Roy C. was a veteran of the Royal Canadian Navy in World War II, and an avid naturalist that has a butterfly garden named for him on the Orono Crown Lands. Roy took over for his father in 1951, publishing the paper until retiring in May 1995. He was a supporter of incorporation for the town in the 1960s, fought for a municipal water supply as a Police Trustee and won on his third attempt, and a long-time proponent of the Clarke Library Board, being involved with obtaining the Wadell house at the corner of Church and Centre Street for a public library. He was a member of Orono’s Chamber of Commerce, a founding member of the Clarington Concert Band, and spent much of his time after retirement helping the development of the Oak Ridges Moraine Trail. Roy C. was honoured by the town with Roy Forrester Day, on June 7, 2009, months after dying on January 25, 2009.
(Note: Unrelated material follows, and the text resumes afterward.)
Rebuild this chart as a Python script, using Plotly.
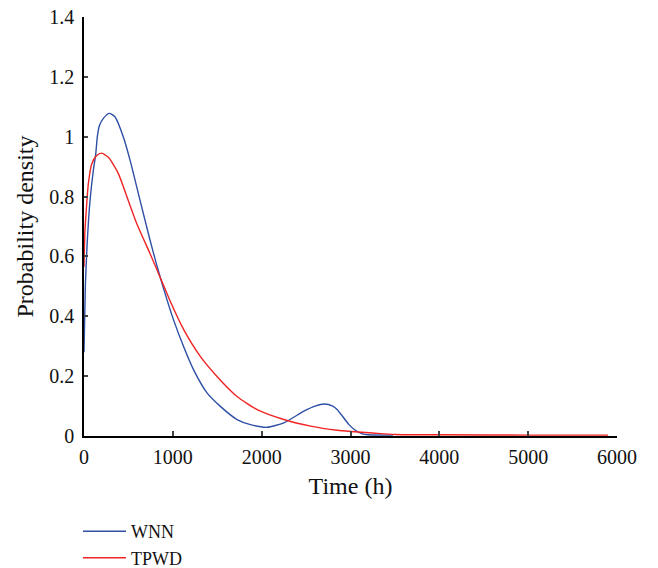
import plotly.graph_objects as go

# WNN density curve
wnn_time = [0, 15, 35, 68, 105, 132, 150, 173, 220, 285, 350, 443, 520, 612, 743, 820,
            893, 1008, 1121, 1234, 1385, 1535, 1723, 1874, 2060, 2250, 2475, 2600, 2706,
            2800, 2852, 2983, 3050, 3126, 3200, 3480]
wnn_density = [0.28, 0.5, 0.64, 0.787, 0.887, 0.942, 1.0, 1.037, 1.062, 1.078, 1.066, 0.999,
               0.92, 0.81, 0.655, 0.57, 0.495, 0.388, 0.299, 0.221, 0.144, 0.099, 0.055,
               0.038, 0.029, 0.044, 0.083, 0.1, 0.107, 0.1, 0.088, 0.038, 0.02, 0.008, 0.004,
               0.003]

# TPWD density curve
tpwd_time = [0, 10, 23, 49, 87, 143, 200, 275, 388, 500, 593, 743, 820, 893, 971, 1121,
             1309, 1497, 1723, 1949, 2250, 2551, 2852, 3002, 3250, 3500, 4000, 5000, 5900]
tpwd_density = [0.565, 0.68, 0.743, 0.843, 0.909, 0.937, 0.945, 0.931, 0.876, 0.785, 0.71,
                0.61, 0.556, 0.505, 0.45, 0.356, 0.266, 0.199, 0.132, 0.088, 0.055, 0.033,
                0.019, 0.015, 0.01, 0.005, 0.004, 0.003, 0.003]

x_ticks = [0, 1000, 2000, 3000, 4000, 5000, 6000]

FONT = "Liberation Serif"

fig = go.Figure()
fig.add_trace(go.Scatter(x=wnn_time, y=wnn_density, mode="lines", name="WNN",
                         line=dict(color="#2E4FA5", width=1.4, shape="spline", smoothing=0.6)))
fig.add_trace(go.Scatter(x=tpwd_time, y=tpwd_density, mode="lines", name="TPWD",
                         line=dict(color="#F02424", width=1.4, shape="spline", smoothing=0.6)))

fig.update_layout(
    width=658,
    height=568,
    # fixed plot box; nothing may push the margins
    margin=dict(l=84, r=41, t=17, b=131.5, autoexpand=False),
    paper_bgcolor="white",
    plot_bgcolor="white",
    font=dict(family=FONT, size=20, color="#111111"),
    showlegend=True,
    legend=dict(
        x=-0.0113, xanchor="left",
        y=-0.184, yanchor="top",
        font=dict(family=FONT, size=18),
        bgcolor="rgba(0,0,0,0)",
        itemwidth=43,
        tracegroupgap=0,
    ),
)
fig.update_xaxes(
    range=[0, 6000], tickvals=x_ticks, ticks="inside", ticklen=5, tickwidth=1.5,
    showline=True, linecolor="black", linewidth=1.5, showgrid=False, zeroline=False,
    title=dict(text="Time (h)", standoff=10), ticklabelstandoff=2,
)
fig.update_yaxes(
    range=[0, 1.4], dtick=0.2, tick0=0, ticks="inside", ticklen=4, tickwidth=1.5,
    showline=True, linecolor="black", linewidth=1.5, showgrid=False, zeroline=False,
    title=dict(text="Probability density", standoff=9), ticklabelstandoff=4,
)

fig.write_html("out.html", config={"displayModeBar": False},
               post_script="document.body.style.margin='0';")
Roy C., founding publisher

"“The public library is a way of escape from the narrow area of our individual lives into the field of the wisdom and experience of all mankind.”"
— Roy C., founding publisher

In April 1995 the paper was purchased by Troy Young. Young had made the pages of the newspaper during the early 1980s, as a hockey player and pictured with the Orono Scouts. Young was with Times until January 1997, when it was acquired by Herman and Margaret Zwart, who had a previous printing relationship with Roy Clarence. In August 2018 the Times was sold to Orono Publications Inc., Julie Cashin-Oster Editor/Publisher. Cashin-Oster grew up in Orono, graduated from Clarke High School in the early 80s and worked at the Times early in her career. Cashin-Oster brings with her almost two decades of print and broadcast journalism experience with her as she carries on the tradition. The paper publishes today from 5310 Main Street in Orono.